**YOUR INSTRUCTIONS:**
Copy every line of the data that contains the string "this".

**LISTED RECORDS:**
###

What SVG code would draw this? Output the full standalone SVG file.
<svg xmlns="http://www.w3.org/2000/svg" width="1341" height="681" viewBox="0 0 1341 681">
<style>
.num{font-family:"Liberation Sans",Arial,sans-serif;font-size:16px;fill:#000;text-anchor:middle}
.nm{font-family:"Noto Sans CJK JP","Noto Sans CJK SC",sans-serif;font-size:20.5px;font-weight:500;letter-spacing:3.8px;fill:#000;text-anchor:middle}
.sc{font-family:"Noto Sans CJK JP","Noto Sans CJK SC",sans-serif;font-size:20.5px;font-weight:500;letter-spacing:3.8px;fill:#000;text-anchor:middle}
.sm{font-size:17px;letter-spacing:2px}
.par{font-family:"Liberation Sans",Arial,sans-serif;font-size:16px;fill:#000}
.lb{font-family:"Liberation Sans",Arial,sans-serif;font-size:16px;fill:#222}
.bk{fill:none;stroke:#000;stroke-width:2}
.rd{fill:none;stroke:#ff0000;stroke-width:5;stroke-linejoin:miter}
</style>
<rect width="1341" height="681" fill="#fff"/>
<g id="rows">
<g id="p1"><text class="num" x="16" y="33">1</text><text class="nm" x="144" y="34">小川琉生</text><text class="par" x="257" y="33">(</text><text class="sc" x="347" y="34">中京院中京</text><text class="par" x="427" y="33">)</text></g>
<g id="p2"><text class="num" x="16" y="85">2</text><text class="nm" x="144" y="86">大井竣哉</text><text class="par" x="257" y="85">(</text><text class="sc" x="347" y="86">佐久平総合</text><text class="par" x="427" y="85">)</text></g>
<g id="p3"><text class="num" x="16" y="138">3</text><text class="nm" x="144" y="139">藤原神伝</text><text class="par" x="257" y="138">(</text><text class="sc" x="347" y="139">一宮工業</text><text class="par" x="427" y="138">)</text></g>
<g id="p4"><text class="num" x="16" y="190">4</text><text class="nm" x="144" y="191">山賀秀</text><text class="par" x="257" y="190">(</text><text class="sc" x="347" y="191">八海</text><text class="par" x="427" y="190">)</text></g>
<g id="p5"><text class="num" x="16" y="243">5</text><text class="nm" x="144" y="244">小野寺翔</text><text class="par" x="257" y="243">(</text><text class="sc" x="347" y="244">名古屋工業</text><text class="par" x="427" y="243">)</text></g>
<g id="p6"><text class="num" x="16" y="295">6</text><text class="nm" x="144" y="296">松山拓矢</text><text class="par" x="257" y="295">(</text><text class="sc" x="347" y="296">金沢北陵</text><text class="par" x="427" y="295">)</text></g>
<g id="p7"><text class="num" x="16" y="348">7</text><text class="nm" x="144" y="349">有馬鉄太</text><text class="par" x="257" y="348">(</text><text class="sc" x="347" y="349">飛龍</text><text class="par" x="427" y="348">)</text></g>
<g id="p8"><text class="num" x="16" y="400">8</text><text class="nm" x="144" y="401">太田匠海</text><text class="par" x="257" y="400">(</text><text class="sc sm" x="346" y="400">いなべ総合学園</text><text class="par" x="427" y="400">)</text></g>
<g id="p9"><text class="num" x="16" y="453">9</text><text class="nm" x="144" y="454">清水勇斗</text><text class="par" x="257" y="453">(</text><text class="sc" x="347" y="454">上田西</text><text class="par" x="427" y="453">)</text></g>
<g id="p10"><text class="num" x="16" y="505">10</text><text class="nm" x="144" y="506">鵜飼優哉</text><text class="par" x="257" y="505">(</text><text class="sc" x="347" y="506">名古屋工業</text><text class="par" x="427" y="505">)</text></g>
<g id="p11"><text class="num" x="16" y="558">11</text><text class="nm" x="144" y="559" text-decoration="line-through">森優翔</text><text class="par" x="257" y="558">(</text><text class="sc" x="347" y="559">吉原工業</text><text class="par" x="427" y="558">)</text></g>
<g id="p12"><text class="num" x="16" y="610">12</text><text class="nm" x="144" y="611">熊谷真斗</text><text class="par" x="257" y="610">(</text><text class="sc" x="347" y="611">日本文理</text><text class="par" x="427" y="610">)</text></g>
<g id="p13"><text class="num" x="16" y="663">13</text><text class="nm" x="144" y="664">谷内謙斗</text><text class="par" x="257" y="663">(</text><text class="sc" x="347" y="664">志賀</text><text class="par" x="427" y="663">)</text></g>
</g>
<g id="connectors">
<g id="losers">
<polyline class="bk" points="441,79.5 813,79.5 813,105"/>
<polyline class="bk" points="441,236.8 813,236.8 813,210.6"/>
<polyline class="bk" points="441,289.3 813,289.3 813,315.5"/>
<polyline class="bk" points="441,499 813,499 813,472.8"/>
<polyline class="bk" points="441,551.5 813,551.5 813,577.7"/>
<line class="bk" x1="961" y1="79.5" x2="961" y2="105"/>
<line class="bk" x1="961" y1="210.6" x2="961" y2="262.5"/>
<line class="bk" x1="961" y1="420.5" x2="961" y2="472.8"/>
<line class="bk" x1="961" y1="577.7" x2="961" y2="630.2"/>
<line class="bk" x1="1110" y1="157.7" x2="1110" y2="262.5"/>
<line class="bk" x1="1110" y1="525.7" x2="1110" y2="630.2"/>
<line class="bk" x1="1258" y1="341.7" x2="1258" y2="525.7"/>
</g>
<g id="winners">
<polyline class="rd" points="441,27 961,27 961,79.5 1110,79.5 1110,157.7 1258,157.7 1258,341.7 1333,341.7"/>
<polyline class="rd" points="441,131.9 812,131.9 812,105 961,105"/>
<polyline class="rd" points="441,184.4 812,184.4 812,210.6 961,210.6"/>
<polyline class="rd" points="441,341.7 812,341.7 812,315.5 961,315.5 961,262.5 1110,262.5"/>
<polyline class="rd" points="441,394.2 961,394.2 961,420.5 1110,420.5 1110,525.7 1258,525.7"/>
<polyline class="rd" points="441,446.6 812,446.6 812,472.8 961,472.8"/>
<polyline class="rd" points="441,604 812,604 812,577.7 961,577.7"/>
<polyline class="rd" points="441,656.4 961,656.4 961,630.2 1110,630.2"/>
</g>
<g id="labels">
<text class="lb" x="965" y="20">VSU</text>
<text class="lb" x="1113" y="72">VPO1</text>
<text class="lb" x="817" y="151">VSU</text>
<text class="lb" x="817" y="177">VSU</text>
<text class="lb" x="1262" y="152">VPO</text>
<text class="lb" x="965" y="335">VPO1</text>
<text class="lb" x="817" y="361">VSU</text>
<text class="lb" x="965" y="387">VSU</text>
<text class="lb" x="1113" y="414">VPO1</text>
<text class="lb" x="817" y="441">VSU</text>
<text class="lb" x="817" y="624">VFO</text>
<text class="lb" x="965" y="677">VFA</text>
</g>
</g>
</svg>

###

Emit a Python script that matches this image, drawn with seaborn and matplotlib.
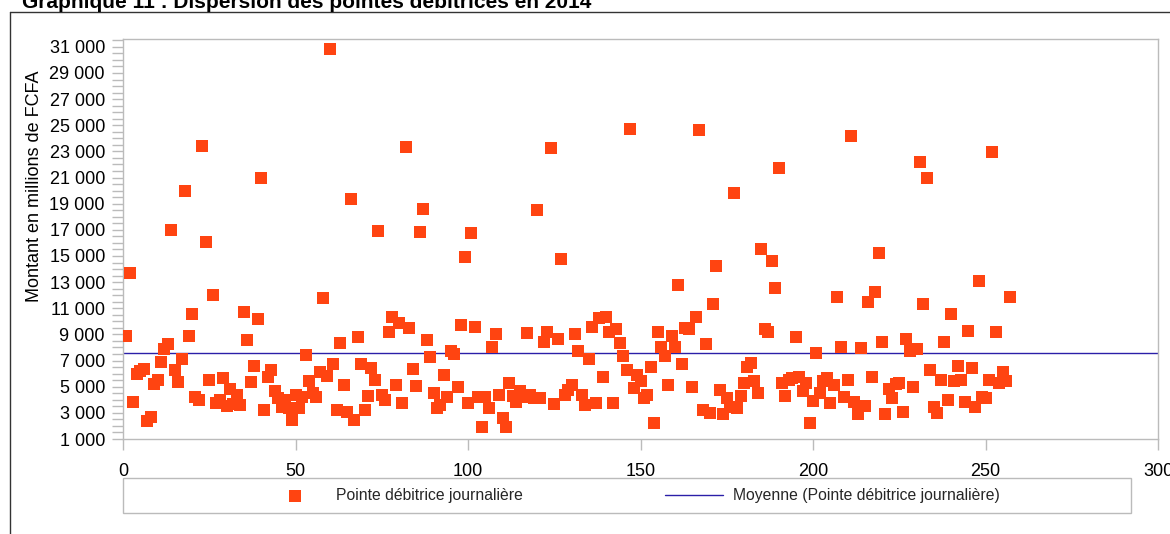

###

**RESULT OF THE TASK:**
What SVG code would draw this? Output the full standalone SVG file.
Emit a Python script that matches this image, drawn with seaborn and matplotlib.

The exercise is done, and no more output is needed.